Steps 6 and 7 of a 3P require the team members to come up with 7 ways of solving the problem and then trying them out in real time with available materials. This is called “Moonshining”. During Moonshining, the team members started using available materials in the testing and development facility to come up with new textures and strength properties. Nothing seemed to look like or act like what we wanted. A respected engineer with more than 35 years company experience told us he was going on a shopping trip to find what he needed. We all wondered what he would come back with.

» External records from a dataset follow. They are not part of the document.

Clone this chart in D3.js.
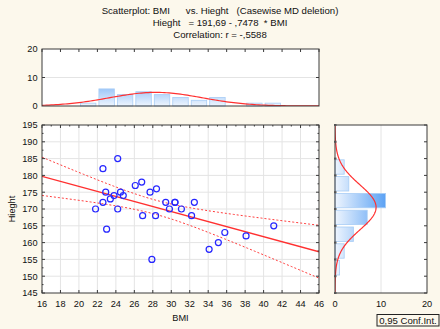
<!DOCTYPE html>
<html>
<head>
<meta charset="utf-8">
<script src="https://cdn.jsdelivr.net/npm/d3@7"></script>
<style>
  body { margin: 0; background: #fcf8ec; }
  svg { display: block; font-family: "Liberation Sans", Arial, sans-serif; }
  text { white-space: pre; }
</style>
</head>
<body>
<div id="chart"></div>
<script>
// Data
var bmi = [21.8, 22.6, 22.9, 22.6, 23.0, 23.4, 23.8, 24.2, 24.2, 24.5, 24.8, 26.1, 26.8, 26.9, 27.7,
	27.9, 28.4, 28.3, 29.4, 29.8, 30.4, 30.4, 31.1, 32.2, 32.5, 34.1, 35.1, 35.8, 38.1, 41.1];
var height = [170, 182, 175, 172, 164, 173, 174, 185, 170, 175, 174, 177, 178, 168, 175,
	155, 176, 168, 172, 170, 172, 172, 170, 168, 172, 158, 160, 163, 162, 165];

// histogram counts
var bmiBinStart = 20, bmiBinWidth = 2;
var bmiCounts = [1, 6, 4, 5, 4, 3, 2, 3, 0, 1, 1];
var heightBinStart = 150, heightBinWidth = 5;
var heightCounts = [1, 2, 4, 7, 11, 3, 2];

// regression from the title
var intercept = 191.69, slope = -0.7478;

var titleLines = [
	"Scatterplot: BMI      vs. Hieght   (Casewise MD deletion)",
	"Hieght   = 191,69 - ,7478  * BMI",
	"Correlation: r = -,5588"
];
var xTicks = d3.range(16, 47, 2);
var yTicks = d3.range(145, 196, 5);

var W = 440, H = 329;
var svg = d3.select("#chart").append("svg")
	.attr("width", W)
	.attr("height", H);

svg.append("rect").attr("width", W).attr("height", H).attr("fill", "#fcf8ec");

var x = d3.scaleLinear().domain([16, 46]).range([42, 319]);
var y = d3.scaleLinear().domain([145, 195]).range([293, 125]);
var topY = d3.scaleLinear().domain([0, 20]).range([106, 49]);
var rightX = d3.scaleLinear().domain([0, 20]).range([335, 427]);

var frameColor = "#3a3a3a";
var gridColor = "#e4e4e4";
var tickFont = 9.2;

// gradients
var defs = svg.append("defs");
var gTop = defs.append("linearGradient").attr("id", "gradTop")
	.attr("gradientUnits", "userSpaceOnUse")
	.attr("x1", 0).attr("x2", 0).attr("y1", topY(0)).attr("y2", topY(12));
gTop.append("stop").attr("offset", 0).attr("stop-color", "#eef5fe");
gTop.append("stop").attr("offset", 1).attr("stop-color", "#4e9af3");
var gRight = defs.append("linearGradient").attr("id", "gradRight")
	.attr("gradientUnits", "userSpaceOnUse")
	.attr("y1", 0).attr("y2", 0).attr("x1", rightX(0)).attr("x2", rightX(12));
gRight.append("stop").attr("offset", 0).attr("stop-color", "#eef5fe");
gRight.append("stop").attr("offset", 1).attr("stop-color", "#4e9af3");

defs.append("clipPath").attr("id", "clipMain").append("rect")
	.attr("x", x(16)).attr("y", y(195)).attr("width", x(46) - x(16)).attr("height", y(145) - y(195));
defs.append("clipPath").attr("id", "clipTop").append("rect")
	.attr("x", x(16)).attr("y", topY(20)).attr("width", x(46) - x(16)).attr("height", topY(0) - topY(20));
defs.append("clipPath").attr("id", "clipRight").append("rect")
	.attr("x", rightX(0)).attr("y", y(195)).attr("width", rightX(20) - rightX(0)).attr("height", y(145) - y(195));

// title
svg.selectAll(".title")
	.data(titleLines)
	.enter().append("text")
	.attr("class", "title")
	.attr("x", 220)
	.attr("y", function (d, i) { return 14 + i * 12.2; })
	.attr("text-anchor", "middle")
	.attr("font-size", 9.6)
	.attr("fill", "#111")
	.text(function (d) { return d; });

/**
 * Main scatter panel
 */
var main = svg.append("g");
main.append("rect")
	.attr("x", x(16)).attr("y", y(195))
	.attr("width", x(46) - x(16)).attr("height", y(145) - y(195))
	.attr("fill", "#fff");

main.selectAll(".vgrid").data(xTicks.slice(1, -1)).enter().append("line")
	.attr("x1", d => x(d)).attr("x2", d => x(d))
	.attr("y1", y(195)).attr("y2", y(145))
	.attr("stroke", gridColor).attr("stroke-width", 1);
main.selectAll(".hgrid").data(yTicks.slice(1, -1)).enter().append("line")
	.attr("y1", d => y(d)).attr("y2", d => y(d))
	.attr("x1", x(16)).attr("x2", x(46))
	.attr("stroke", gridColor).attr("stroke-width", 1);

// confidence band from the data
var n = bmi.length;
var xbar = d3.mean(bmi);
var sxx = d3.sum(bmi, d => (d - xbar) * (d - xbar));
var sse = d3.sum(bmi, (d, i) => Math.pow(height[i] - (intercept + slope * d), 2));
var s = Math.sqrt(sse / (n - 2));
var tcrit = 2.048;
function halfWidth(v) {
	return tcrit * s * Math.sqrt(1 / n + (v - xbar) * (v - xbar) / sxx);
}
var xs = d3.range(16, 46.01, 0.25);
var lineGen = d3.line().x(d => x(d[0])).y(d => y(d[1]));

var fitG = main.append("g").attr("clip-path", "url(#clipMain)");
fitG.append("path")
	.attr("d", lineGen(xs.map(v => [v, intercept + slope * v + halfWidth(v)])))
	.attr("fill", "none").attr("stroke", "#ff3b3b").attr("stroke-width", 1)
	.attr("stroke-dasharray", "2,2");
fitG.append("path")
	.attr("d", lineGen(xs.map(v => [v, intercept + slope * v - halfWidth(v)])))
	.attr("fill", "none").attr("stroke", "#ff3b3b").attr("stroke-width", 1)
	.attr("stroke-dasharray", "2,2");
fitG.append("path")
	.attr("d", lineGen([[16, intercept + slope * 16], [46, intercept + slope * 46]]))
	.attr("fill", "none").attr("stroke", "#ff3030").attr("stroke-width", 1.4);

main.selectAll(".pt").data(bmi).enter().append("circle")
	.attr("cx", d => x(d))
	.attr("cy", (d, i) => y(height[i]))
	.attr("r", 3)
	.attr("fill", "none")
	.attr("stroke", "#2626ff")
	.attr("stroke-width", 1.2);

main.append("rect")
	.attr("x", x(16)).attr("y", y(195))
	.attr("width", x(46) - x(16)).attr("height", y(145) - y(195))
	.attr("fill", "none").attr("stroke", frameColor).attr("stroke-width", 1);

// inward ticks on all sides
var xMinor = d3.range(17, 46, 2);
var yMinor = d3.range(147.5, 195, 5);
function ticksH(g, vals, yPos, len) {
	g.selectAll(null).data(vals).enter().append("line")
		.attr("x1", d => x(d)).attr("x2", d => x(d))
		.attr("y1", yPos).attr("y2", yPos + len)
		.attr("stroke", frameColor);
}
function ticksV(g, vals, xPos, len, scale) {
	g.selectAll(null).data(vals).enter().append("line")
		.attr("y1", d => scale(d)).attr("y2", d => scale(d))
		.attr("x1", xPos).attr("x2", xPos + len)
		.attr("stroke", frameColor);
}
ticksH(main, xTicks, y(145), -3);
ticksH(main, xTicks, y(195), 3);
ticksH(main, xMinor, y(195), 1.5);
ticksV(main, yTicks, x(16), 3, y);
ticksV(main, yMinor, x(16), 1.5, y);
ticksV(main, yTicks, x(46), -3, y);
ticksV(main, yMinor, x(46), -1.5, y);

main.selectAll(".xl").data(xTicks).enter().append("text")
	.attr("x", d => x(d)).attr("y", 306.5)
	.attr("text-anchor", "middle").attr("font-size", tickFont).attr("fill", "#111")
	.text(d => d);
main.selectAll(".yl").data(yTicks).enter().append("text")
	.attr("x", 37.5).attr("y", d => y(d) + 3.3)
	.attr("text-anchor", "end").attr("font-size", tickFont).attr("fill", "#111")
	.text(d => d);
main.append("text")
	.attr("x", x(31)).attr("y", 321)
	.attr("text-anchor", "middle").attr("font-size", tickFont).attr("fill", "#111")
	.text("BMI");
main.append("text")
	.attr("transform", "translate(14.5," + y(170) + ") rotate(-90)")
	.attr("text-anchor", "middle").attr("font-size", tickFont).attr("fill", "#111")
	.text("Hieght");

/**
 * Top histogram (BMI)
 */
var topG = svg.append("g");
topG.append("rect")
	.attr("x", x(16)).attr("y", topY(20))
	.attr("width", x(46) - x(16)).attr("height", topY(0) - topY(20))
	.attr("fill", "#fff");
topG.append("line")
	.attr("x1", x(16)).attr("x2", x(46)).attr("y1", topY(10)).attr("y2", topY(10))
	.attr("stroke", gridColor);
topG.selectAll(".bar").data(bmiCounts).enter().append("rect")
	.attr("x", (d, i) => x(bmiBinStart + i * bmiBinWidth) + 1.5)
	.attr("width", (d, i) => x(bmiBinStart + (i + 1) * bmiBinWidth) - x(bmiBinStart + i * bmiBinWidth) - 3)
	.attr("y", d => topY(d))
	.attr("height", d => topY(0) - topY(d))
	.attr("fill", "url(#gradTop)")
	.attr("stroke", "#a9cdf5").attr("stroke-width", 0.8);

var bmiMean = d3.mean(bmi), bmiSd = d3.deviation(bmi);
function normal(v, m, sd) {
	return Math.exp(-0.5 * Math.pow((v - m) / sd, 2)) / (sd * Math.sqrt(2 * Math.PI));
}
topG.append("path")
	.attr("clip-path", "url(#clipTop)")
	.attr("d", d3.line()
		.x(d => x(d))
		.y(d => topY(n * bmiBinWidth * normal(d, bmiMean, bmiSd)))(d3.range(16, 46.01, 0.25)))
	.attr("fill", "none").attr("stroke", "#ff3030").attr("stroke-width", 1.2);

topG.append("rect")
	.attr("x", x(16)).attr("y", topY(20))
	.attr("width", x(46) - x(16)).attr("height", topY(0) - topY(20))
	.attr("fill", "none").attr("stroke", frameColor);
ticksH(topG, xTicks, topY(20), 3);
ticksV(topG, [10], x(46), -3, topY);
ticksV(topG, [10], x(16), 3, topY);
topG.selectAll(".tyl").data([0, 10, 20]).enter().append("text")
	.attr("x", 37.5).attr("y", d => topY(d) + 3.3)
	.attr("text-anchor", "end").attr("font-size", tickFont).attr("fill", "#111")
	.text(d => d);

/**
 * Right histogram (Height)
 */
var rightG = svg.append("g");
rightG.append("rect")
	.attr("x", rightX(0)).attr("y", y(195))
	.attr("width", rightX(20) - rightX(0)).attr("height", y(145) - y(195))
	.attr("fill", "#fff");
rightG.append("line")
	.attr("x1", rightX(10)).attr("x2", rightX(10)).attr("y1", y(195)).attr("y2", y(145))
	.attr("stroke", gridColor);
rightG.selectAll(".bar").data(heightCounts).enter().append("rect")
	.attr("y", (d, i) => y(heightBinStart + (i + 1) * heightBinWidth) + 1.2)
	.attr("height", (d, i) => y(heightBinStart + i * heightBinWidth) - y(heightBinStart + (i + 1) * heightBinWidth) - 2.4)
	.attr("x", rightX(0))
	.attr("width", d => rightX(d) - rightX(0))
	.attr("fill", "url(#gradRight)")
	.attr("stroke", "#a9cdf5").attr("stroke-width", 0.8);

var hMean = d3.mean(height), hSd = d3.deviation(height);
rightG.append("path")
	.attr("clip-path", "url(#clipRight)")
	.attr("d", d3.line()
		.y(d => y(d))
		.x(d => rightX(n * heightBinWidth * normal(d, hMean, hSd)))(d3.range(145, 195.01, 0.25)))
	.attr("fill", "none").attr("stroke", "#ff3030").attr("stroke-width", 1.2);

rightG.append("rect")
	.attr("x", rightX(0)).attr("y", y(195))
	.attr("width", rightX(20) - rightX(0)).attr("height", y(145) - y(195))
	.attr("fill", "none").attr("stroke", frameColor);
ticksV(rightG, yTicks, rightX(20), -3, y);
rightG.selectAll(".lt").data(yTicks).enter().append("rect")
	.attr("x", rightX(0) - 1).attr("y", d => y(d) - 1)
	.attr("width", 2.5).attr("height", 2)
	.attr("fill", "#555");
rightG.selectAll(".rxl").data([0, 10, 20]).enter().append("text")
	.attr("x", d => rightX(d)).attr("y", 306.5)
	.attr("text-anchor", "middle").attr("font-size", tickFont).attr("fill", "#111")
	.text(d => d);

// legend box
svg.append("rect")
	.attr("x", 377).attr("y", 314.5).attr("width", 62).attr("height", 11.5)
	.attr("fill", "#fcf8ec").attr("stroke", "#222");
svg.append("text")
	.attr("x", 408).attr("y", 323.5)
	.attr("text-anchor", "middle").attr("font-size", 9.6).attr("fill", "#111")
	.text("0,95 Conf.Int.");
</script>
</body>
</html>
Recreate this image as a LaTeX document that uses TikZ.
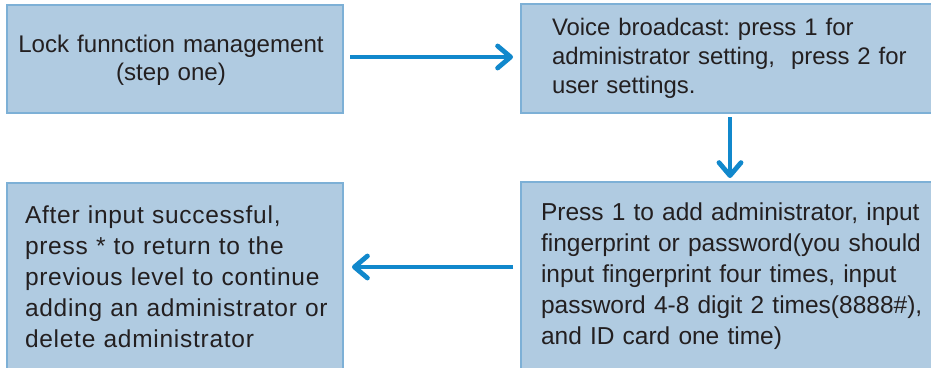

After about an hour, he returned with many different things he bought at a local grocery store, including various cereals, cat litter, salt, and other granular materials. Curious to see what would happen next, we followed him to the testing facility and watched as he poured the various materials, mixed with adhesives, onto boards. Cat litter didn’t look right to him. Then he crushed it, and it still didn’t look right. Next was salt. No good either. Next came cornflakes. He decided to grind them up and poured them on the board. They looked promising. They had the visual texture similar to the customer’s wishes. With the right mixture of adhesives, they might be able to achieve the desired durability. About a dozen trials later, he was able to get a texture and durability the whole team liked.

The team knew it couldn’t use cornflakes in the finished product, but they now knew they could create the proper texture and durability. The rest of the 3P (steps 8 through 11) was spent developing a method to replicate the cornflake texture with materials that could be adhered to the board and painted over in the manufacturing process. At the end of the week, the team was able to provide the overall project team with a concept and method to achieve this new product in an existing manufacturing facility.

Just over a year later, the product was being manufactured in an existing facility, at a reduced cost with better properties than the original product that was manufactured in the closed facility. The customer continues to buy the product to this day, and has no idea that the inspiration for it was found at the grocery store.